EXERCISE OBJECTIVE: Print exactly those lines that run from the beginning of the data to the line bearing "import seaborn as sns", inclusive.

SUPPLIED MATERIAL:
________________________

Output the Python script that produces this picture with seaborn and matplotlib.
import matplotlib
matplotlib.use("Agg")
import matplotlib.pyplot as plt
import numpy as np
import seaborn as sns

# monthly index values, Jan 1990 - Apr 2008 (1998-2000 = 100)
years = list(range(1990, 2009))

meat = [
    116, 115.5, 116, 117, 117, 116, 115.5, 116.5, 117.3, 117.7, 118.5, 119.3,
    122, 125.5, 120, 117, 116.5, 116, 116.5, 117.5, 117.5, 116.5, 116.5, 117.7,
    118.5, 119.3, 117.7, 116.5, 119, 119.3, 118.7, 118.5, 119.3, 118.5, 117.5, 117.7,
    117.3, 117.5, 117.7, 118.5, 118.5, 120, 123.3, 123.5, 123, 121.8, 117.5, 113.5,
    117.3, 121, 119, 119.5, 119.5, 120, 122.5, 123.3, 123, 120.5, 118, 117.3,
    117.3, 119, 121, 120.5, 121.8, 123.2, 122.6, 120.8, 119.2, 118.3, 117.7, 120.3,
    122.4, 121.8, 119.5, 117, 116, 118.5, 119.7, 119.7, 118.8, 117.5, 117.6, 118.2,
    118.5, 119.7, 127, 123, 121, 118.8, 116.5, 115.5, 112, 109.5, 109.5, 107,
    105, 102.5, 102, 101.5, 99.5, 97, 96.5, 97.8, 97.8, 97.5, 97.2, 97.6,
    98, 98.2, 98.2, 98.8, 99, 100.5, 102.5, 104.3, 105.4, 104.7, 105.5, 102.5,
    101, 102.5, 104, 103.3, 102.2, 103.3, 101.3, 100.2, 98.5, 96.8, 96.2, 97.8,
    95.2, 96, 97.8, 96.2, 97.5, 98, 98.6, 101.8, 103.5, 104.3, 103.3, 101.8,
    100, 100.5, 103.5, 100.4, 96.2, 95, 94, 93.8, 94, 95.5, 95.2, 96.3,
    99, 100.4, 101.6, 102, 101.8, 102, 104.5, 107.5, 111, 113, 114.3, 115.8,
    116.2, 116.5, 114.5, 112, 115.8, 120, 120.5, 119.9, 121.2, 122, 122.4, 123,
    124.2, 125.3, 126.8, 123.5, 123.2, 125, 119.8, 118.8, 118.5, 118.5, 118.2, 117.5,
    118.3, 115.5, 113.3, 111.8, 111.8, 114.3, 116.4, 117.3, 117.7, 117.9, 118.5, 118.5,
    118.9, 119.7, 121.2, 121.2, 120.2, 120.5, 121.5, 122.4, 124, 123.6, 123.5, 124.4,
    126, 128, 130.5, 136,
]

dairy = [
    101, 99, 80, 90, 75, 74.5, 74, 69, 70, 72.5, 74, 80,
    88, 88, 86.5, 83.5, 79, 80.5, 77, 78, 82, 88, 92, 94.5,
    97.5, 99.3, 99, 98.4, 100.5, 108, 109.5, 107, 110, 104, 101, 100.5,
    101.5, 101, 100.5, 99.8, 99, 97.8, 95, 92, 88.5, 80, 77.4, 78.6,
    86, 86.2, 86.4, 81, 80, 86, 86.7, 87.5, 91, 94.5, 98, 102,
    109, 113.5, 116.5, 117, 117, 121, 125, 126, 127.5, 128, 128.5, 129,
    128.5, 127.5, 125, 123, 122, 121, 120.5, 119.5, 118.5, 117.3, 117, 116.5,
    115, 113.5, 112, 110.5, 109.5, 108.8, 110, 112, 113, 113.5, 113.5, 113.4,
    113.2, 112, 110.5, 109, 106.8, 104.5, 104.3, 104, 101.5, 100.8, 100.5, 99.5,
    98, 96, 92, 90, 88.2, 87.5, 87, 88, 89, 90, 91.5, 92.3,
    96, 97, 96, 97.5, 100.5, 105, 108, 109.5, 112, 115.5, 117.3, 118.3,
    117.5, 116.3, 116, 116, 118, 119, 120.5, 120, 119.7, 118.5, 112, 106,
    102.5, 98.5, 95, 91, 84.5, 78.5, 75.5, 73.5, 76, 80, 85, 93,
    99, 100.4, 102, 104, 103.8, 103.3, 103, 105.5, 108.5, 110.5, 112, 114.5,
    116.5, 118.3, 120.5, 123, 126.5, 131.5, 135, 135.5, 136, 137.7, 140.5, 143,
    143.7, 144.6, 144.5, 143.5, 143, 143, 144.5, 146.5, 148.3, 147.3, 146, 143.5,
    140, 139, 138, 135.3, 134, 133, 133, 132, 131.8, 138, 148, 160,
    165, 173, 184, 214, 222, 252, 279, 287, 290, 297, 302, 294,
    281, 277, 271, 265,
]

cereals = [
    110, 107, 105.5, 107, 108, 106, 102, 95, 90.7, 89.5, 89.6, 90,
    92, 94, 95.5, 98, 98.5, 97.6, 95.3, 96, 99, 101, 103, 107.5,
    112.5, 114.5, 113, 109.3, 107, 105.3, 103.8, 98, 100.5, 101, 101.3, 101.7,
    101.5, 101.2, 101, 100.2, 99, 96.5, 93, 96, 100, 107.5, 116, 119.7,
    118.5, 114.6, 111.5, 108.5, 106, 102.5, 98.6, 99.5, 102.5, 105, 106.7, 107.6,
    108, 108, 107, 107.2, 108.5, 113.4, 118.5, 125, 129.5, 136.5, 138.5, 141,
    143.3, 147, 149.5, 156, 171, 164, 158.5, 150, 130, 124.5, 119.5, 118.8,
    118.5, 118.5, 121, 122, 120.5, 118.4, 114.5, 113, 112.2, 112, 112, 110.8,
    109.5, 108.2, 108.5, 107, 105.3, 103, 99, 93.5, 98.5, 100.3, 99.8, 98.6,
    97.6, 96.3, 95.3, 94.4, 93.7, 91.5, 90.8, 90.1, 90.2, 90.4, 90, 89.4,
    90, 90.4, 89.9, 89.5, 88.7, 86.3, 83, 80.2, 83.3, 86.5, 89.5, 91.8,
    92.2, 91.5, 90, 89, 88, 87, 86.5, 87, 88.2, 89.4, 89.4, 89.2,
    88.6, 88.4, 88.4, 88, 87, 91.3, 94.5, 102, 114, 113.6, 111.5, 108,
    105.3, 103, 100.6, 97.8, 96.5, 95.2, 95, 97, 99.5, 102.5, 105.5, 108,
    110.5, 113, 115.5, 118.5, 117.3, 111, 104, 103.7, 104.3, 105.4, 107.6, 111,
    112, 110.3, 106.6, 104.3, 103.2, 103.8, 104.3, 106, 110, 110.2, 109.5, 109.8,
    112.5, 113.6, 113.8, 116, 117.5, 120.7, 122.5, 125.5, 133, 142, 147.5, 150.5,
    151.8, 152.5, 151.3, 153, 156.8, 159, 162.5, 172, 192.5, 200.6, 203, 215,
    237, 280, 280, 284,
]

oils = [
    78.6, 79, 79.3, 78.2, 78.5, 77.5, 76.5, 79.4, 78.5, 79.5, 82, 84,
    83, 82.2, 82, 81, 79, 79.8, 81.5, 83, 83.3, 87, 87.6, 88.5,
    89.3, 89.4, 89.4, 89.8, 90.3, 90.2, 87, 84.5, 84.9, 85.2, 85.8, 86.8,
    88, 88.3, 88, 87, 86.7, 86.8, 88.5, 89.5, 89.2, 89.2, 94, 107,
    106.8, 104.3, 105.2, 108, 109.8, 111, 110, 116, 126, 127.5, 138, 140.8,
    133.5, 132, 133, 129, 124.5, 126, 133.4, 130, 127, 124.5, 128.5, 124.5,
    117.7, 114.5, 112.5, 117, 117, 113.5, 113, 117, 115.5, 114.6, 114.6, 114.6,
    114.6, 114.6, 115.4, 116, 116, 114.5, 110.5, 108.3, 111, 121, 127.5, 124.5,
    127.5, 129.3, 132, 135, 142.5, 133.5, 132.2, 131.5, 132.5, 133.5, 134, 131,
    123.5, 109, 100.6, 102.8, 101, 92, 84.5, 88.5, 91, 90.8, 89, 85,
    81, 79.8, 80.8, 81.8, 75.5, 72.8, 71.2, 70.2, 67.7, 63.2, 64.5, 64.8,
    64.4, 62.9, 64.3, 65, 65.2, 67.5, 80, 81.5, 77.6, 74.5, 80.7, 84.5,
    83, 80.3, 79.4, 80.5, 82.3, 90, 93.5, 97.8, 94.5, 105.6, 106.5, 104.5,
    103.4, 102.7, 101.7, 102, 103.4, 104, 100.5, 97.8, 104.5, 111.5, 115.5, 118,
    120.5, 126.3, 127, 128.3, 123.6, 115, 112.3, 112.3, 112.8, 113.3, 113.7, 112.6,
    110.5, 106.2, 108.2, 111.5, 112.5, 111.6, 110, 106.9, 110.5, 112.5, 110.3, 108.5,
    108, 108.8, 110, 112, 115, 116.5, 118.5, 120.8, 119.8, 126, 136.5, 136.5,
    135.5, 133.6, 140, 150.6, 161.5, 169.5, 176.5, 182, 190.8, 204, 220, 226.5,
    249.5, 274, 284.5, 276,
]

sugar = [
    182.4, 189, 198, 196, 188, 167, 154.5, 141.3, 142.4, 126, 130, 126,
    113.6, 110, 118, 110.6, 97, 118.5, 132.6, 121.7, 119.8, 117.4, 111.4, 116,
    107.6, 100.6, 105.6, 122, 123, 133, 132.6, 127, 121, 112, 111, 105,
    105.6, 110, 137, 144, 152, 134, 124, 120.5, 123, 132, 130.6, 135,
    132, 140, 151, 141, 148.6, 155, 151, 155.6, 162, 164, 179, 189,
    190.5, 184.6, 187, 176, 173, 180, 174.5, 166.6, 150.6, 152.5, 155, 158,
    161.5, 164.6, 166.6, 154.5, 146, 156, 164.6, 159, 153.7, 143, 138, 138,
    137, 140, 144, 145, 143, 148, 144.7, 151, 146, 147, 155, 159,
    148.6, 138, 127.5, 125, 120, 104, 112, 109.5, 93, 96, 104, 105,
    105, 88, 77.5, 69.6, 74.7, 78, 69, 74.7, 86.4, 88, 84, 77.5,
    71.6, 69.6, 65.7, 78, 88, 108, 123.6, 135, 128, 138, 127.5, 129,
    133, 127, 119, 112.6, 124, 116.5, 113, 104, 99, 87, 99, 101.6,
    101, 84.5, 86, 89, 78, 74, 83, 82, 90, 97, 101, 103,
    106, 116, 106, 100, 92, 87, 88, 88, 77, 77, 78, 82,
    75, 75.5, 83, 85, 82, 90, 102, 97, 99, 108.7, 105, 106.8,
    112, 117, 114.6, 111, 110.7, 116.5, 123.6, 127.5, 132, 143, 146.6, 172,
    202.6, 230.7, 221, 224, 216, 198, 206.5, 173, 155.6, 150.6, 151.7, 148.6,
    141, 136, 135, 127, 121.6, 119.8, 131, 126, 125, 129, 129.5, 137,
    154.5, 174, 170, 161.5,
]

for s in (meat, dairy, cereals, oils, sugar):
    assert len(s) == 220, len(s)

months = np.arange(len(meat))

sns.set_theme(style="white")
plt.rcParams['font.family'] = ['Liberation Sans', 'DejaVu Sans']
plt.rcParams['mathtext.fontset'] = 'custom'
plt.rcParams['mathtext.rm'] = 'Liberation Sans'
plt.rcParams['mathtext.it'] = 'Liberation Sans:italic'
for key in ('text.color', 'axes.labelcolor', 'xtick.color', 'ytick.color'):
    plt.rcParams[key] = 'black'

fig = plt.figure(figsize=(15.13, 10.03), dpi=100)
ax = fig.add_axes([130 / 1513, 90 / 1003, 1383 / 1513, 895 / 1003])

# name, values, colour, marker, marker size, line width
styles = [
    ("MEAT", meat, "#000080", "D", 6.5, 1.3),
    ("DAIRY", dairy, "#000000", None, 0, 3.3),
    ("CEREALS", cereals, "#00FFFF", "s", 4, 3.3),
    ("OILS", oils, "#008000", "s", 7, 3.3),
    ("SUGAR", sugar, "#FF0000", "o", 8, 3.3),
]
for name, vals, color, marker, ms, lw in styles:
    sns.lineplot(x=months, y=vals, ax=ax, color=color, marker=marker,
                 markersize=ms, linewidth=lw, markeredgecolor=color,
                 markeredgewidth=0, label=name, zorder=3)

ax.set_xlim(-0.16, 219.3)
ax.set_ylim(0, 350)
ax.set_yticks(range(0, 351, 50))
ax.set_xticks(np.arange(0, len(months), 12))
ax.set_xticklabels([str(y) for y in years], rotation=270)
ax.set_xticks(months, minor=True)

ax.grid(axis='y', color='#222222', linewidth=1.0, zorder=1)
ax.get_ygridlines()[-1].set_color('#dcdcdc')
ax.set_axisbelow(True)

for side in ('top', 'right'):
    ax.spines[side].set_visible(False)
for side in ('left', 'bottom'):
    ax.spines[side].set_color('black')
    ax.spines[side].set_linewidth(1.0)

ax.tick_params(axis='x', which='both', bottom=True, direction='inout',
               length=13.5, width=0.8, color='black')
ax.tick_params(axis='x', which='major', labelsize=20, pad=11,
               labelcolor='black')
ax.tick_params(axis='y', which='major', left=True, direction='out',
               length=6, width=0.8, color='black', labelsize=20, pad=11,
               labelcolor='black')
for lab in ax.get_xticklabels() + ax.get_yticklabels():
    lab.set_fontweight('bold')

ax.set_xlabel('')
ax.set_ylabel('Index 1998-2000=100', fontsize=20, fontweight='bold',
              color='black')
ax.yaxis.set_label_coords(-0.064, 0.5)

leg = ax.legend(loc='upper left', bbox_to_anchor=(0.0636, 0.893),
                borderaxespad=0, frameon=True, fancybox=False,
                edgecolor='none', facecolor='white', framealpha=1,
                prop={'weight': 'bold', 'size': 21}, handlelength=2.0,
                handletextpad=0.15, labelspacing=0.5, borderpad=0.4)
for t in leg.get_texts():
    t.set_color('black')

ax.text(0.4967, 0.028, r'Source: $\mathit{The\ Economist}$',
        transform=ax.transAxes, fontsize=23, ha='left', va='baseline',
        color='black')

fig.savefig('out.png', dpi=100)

________________________

ANSWER TO THE TASK:
Output the Python script that produces this picture with seaborn and matplotlib.
import matplotlib
matplotlib.use("Agg")
import matplotlib.pyplot as plt
import numpy as np
import seaborn as sns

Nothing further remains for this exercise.